50. During Passover, most restaurants remain open, serving Passover rolls, bourekas, pastas, and cakes that are almost indistinguishable from the regular year-round food.
51. The buses have signs in them such as “Today is nine days of the Omer, which is one week and two days” or “Rise before an old person, and honor the presence of a sage”.
52. Our soldiers are our sons and daughters, our brothers and sisters, no matter to whom they are related.
53. I don’t have any statistics to prove that our soldiers are the best-looking in the world, so I can’t put that into my list (even though they are). What I can put in is that our soldiers are the best in the world.
54. Everyone has two birthdays, one on the Gregorian calendar, and one on the Hebrew calendar. So if you aren't available to celebrate one, you always have the other.
55. If you can celebrate both, even better
56. You can also celebrate the entire time between the two birthdays!!
58. Friends are everywhere, even in the most unexpected places. When my daughter was late for work one morning, the bus driver, the cleaner, and the kiosk guy all asked if she was ok.

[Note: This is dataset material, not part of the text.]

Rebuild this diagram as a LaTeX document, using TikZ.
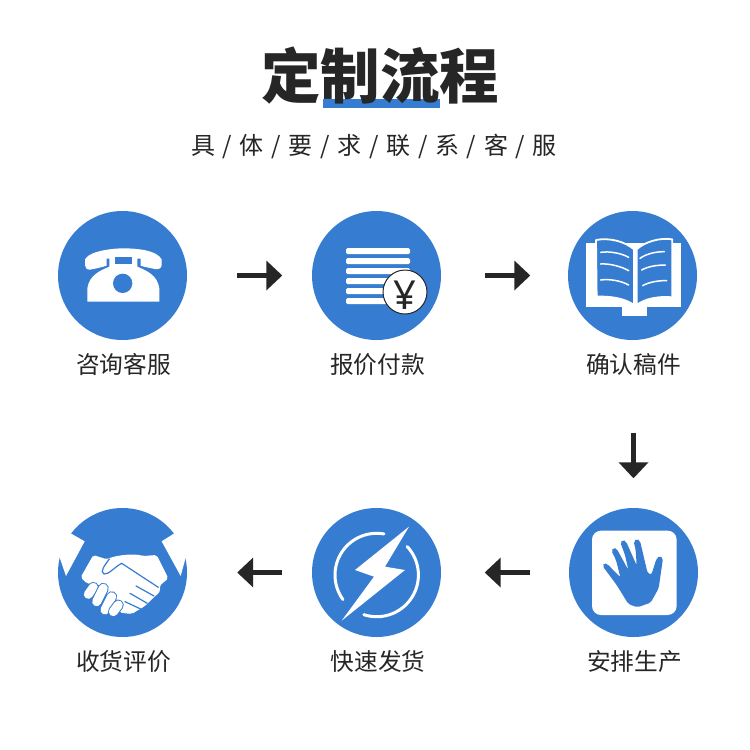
\documentclass[tikz,border=0pt]{standalone}
\usepackage{fontspec}
\usetikzlibrary{arrows.meta}
\setmainfont{Noto Sans}
\newfontfamily\cjk{Noto Sans CJK SC}
\definecolor{iconblue}{HTML}{367DD2}
\definecolor{inkdark}{HTML}{262626}
\newcommand{\slashgap}{\hspace{7.7pt}/\hspace{7.7pt}}
\tikzset{
	stepcircle/.style={circle,fill=iconblue,minimum size=129pt,inner sep=0pt},
	steplabel/.style={text=inkdark,font=\cjk\fontsize{23.7pt}{26pt}\selectfont,inner sep=0pt},
	flowarrow/.style={draw=inkdark,line width=5.5pt,-{Triangle[length=16pt,width=29pt,fill=inkdark]}},
	iconscale/.style={x=0.33333pt,y=-0.33333pt},
	whitestroke/.style={draw=white,line cap=round}
}
\begin{document}
\begin{tikzpicture}[x=1pt,y=-1pt]
				\useasboundingbox (0,0) rectangle (750,750);
				\fill[white] (0,0) rectangle (750,750);
				\fill[iconblue] (323,99) rectangle (440,108);
				\node[text=inkdark,inner sep=0pt,font=\cjk\bfseries\fontsize{59.5pt}{62pt}\selectfont] (title) at (380,76) {定制流程};
				\node[text=inkdark,inner sep=0pt,font=\cjk\fontsize{24pt}{26pt}\selectfont] (subtitle) at (374,146) {具\slashgap 体\slashgap 要\slashgap 求\slashgap 联\slashgap 系\slashgap 客\slashgap 服};
				\node[stepcircle] (zixun) at (122.5,275.5) {};
				\node[stepcircle] (baojia) at (376.5,275.5) {};
				\node[stepcircle] (queren) at (632.5,275.5) {};
				\node[stepcircle] (anpai) at (633.5,572.5) {};
				\node[stepcircle] (kuaisu) at (376.5,572.5) {};
				\node[stepcircle] (shouhuo) at (122.5,572.5) {};
				\node[steplabel] (zixunlabel) at (123.5,364.5) {咨询客服};
				\node[steplabel] (baojialabel) at (377.5,364.5) {报价付款};
				\node[steplabel] (querenlabel) at (633.5,364.5) {确认稿件};
				\node[steplabel] (anpailabel) at (634.5,661.5) {安排生产};
				\node[steplabel] (kuaisulabel) at (378,661.5) {快速发货};
				\node[steplabel] (shouhuolabel) at (123.5,661.5) {收货评价};
				\draw[flowarrow,shorten <=50pt,shorten >=29.5pt] (zixun) -- (baojia);
				\draw[flowarrow,shorten <=43.5pt,shorten >=37.5pt] (baojia) -- (queren);
				\draw[flowarrow,shorten <=92.5pt,shorten >=29.5pt] ([xshift=1pt]queren.south) ++(0,0) -- (anpai.north);
				\draw[flowarrow,shorten <=38.5pt,shorten >=43.5pt] (anpai) -- (kuaisu);
				\draw[flowarrow,shorten <=29.5pt,shorten >=50pt] (kuaisu) -- (shouhuo);
				\begin{scope}[shift={(50,200)},iconscale]
					\fill[white] (105,178) .. controls (120,150) and (200,145) .. (218,145) .. controls (260,145) and (320,150) .. (335,178) -- (335,195) .. controls (335,205) and (325,209) .. (315,207) .. controls (295,203) and (280,200) .. (272,197) -- (272,176) -- (170,176) -- (170,197) .. controls (155,202) and (135,206) .. (120,209) .. controls (110,209) and (105,203) .. (105,195) -- cycle;
					\fill[white] (112,305) -- (328,305) -- (328,265) .. controls (322,225) and (290,212) .. (262,200) -- (262,170) -- (178,170) -- (178,200) .. controls (150,212) and (118,225) .. (112,265) -- cycle;
					\fill[iconblue] (195,172) rectangle (245,192);
					\fill[iconblue] (218,250) circle (29);
				\end{scope}
				\foreach \rowy in {248,258,268,278,288,298}
					\fill[white,rounded corners=1.5pt] (346,\rowy) rectangle (410,\rowy+6);
				\draw[fill=white,draw=inkdark,line width=1pt] (405,292) circle (22);
				\node[text=inkdark,inner sep=0pt,font=\fontsize{40pt}{44pt}\selectfont] (yen) at (405,295) {¥};
				\begin{scope}[shift={(560,200)},iconscale]
					\fill[white] (79,128) rectangle (362,322);
					\fill[white] (187,322) rectangle (262,347);
					\filldraw[fill=iconblue,draw=white,line width=1.8pt,line join=round] (108,120) .. controls (150,112) and (195,125) .. (222,148) -- (222,315) .. controls (195,295) and (150,288) .. (110,290) -- cycle;
					\filldraw[fill=iconblue,draw=white,line width=1.8pt,line join=round] (230,148) .. controls (255,125) and (300,112) .. (337,118) -- (337,292) .. controls (300,288) and (255,295) .. (230,315) -- cycle;
					\draw[whitestroke,line width=1.5pt] (122,157) .. controls (150,153) and (185,160) .. (206,172);
					\draw[whitestroke,line width=1.5pt] (122,192) .. controls (150,190) and (185,200) .. (206,212);
					\draw[whitestroke,line width=1.5pt] (122,240) .. controls (150,236) and (185,243) .. (206,255);
					\draw[whitestroke,line width=1.5pt] (240,175) .. controls (258,162) and (285,155) .. (313,155);
					\draw[whitestroke,line width=1.5pt] (245,210) .. controls (262,200) and (290,195) .. (316,195);
					\draw[whitestroke,line width=1.5pt] (248,257) .. controls (265,247) and (295,241) .. (320,242);
				\end{scope}
				\begin{scope}[shift={(560,500)},iconscale]
					\fill[white,rounded corners=9pt] (96,92) rectangle (350,345);
					\fill[iconblue,rounded corners=2pt] (127,197) -- (133,189) -- (142,192) -- (181,232) -- (168,180) -- (154,152) -- (160,143) -- (170,146) -- (205,210) -- (195,165) -- (181,127) -- (188,119) -- (198,124) -- (230,196) -- (227,150) -- (221,124) -- (230,116) -- (240,122) -- (263,220) -- (274,224) -- (290,175) -- (300,167) -- (309,175) -- (296,265) -- (272,308) -- (232,322) -- (205,312) -- (170,255) -- cycle;
				\end{scope}
				\begin{scope}[shift={(300,500)},iconscale]
					\fill[white] (327,80) -- (255,200) -- (315,210) -- (125,362) -- (222,230) -- (165,210) -- cycle;
				\end{scope}
				\draw[whitestroke,line width=3pt] plot[domain=-216:-80,samples=40] ({376.7+41.7*cos(\x)},{575+41.7*sin(\x)});
				\draw[whitestroke,line width=3pt] plot[domain=-43:108,samples=40] ({376.7+41.7*cos(\x)},{575+41.7*sin(\x)});
				\begin{scope}[shift={(50,500)},iconscale]
					\fill[white] (62,100) -- (104,124) -- (48,228) -- (28,170) -- (15,110) -- cycle;
					\fill[white] (373,100) -- (335,124) -- (392,228) -- (408,170) -- (422,110) -- cycle;
					\fill[white,rounded corners=2pt] (130,165) -- (170,178) .. controls (200,165) and (250,160) .. (280,168) -- (320,165) -- (355,235) -- (328,258) -- (332,272) -- (320,285) -- (305,298) -- (285,318) -- (265,330) -- (245,342) -- (210,338) -- (150,255) -- (110,250) -- (92,232) -- cycle;
					\draw[iconblue,line width=1.2pt,line cap=round] (178,177) .. controls (165,195) and (148,215) .. (162,222) .. controls (175,225) and (195,200) .. (215,190) -- (325,262);
					\draw[iconblue,line width=1.2pt,line cap=round] (258,258) -- (312,288);
					\draw[iconblue,line width=1.2pt,line cap=round] (240,280) -- (292,310);
					\draw[iconblue,line width=1.2pt,line cap=round] (225,305) -- (272,327);
					\foreach \xa/\ya/\xb/\yb in {130/262/115/283,160/265/140/305,185/290/165/330,205/315/190/335}{
						\draw[iconblue,line width=11pt,line cap=round] (\xa,\ya) -- (\xb,\yb);
						\draw[white,line width=9pt,line cap=round] (\xa,\ya) -- (\xb,\yb);
					}
				\end{scope}
\end{tikzpicture}
\end{document}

59. My friends are all heroes.
60. The Academy of the Hebrew Language is responsible for creating Hebrew words for modern concepts such as the internet (mirshetet מרשתת) or an alternator (micholel zerem chiloofi מְחוֹלֵל זֶרֶם חִלּוּפִי). Ancient Hebrew is constantly expanding and adapting to the new world.
61. While a there is a great deal of slang in Modern Hebrew, rude words are mostly in Arabic, Russian, or English.
62. While my kids don’t always know how to say words like avatar in Hebrew (yatzgan יצגן), they do gleefully correct my Hebrew.
63. They also intentionally cause me to say certain words in Hebrew so that they can laugh at my accent.
64. My grandson, who is a second generation Sabra (third on his mother’s side) will not need to correct his parents' Hebrew nor will he be able to laugh at their accent.
65. My children will never have to be immigrants again.
66. Fireworks on Yom HaAztmaut.
Wishing all of Am Yisrael a very Happy Independence Day!!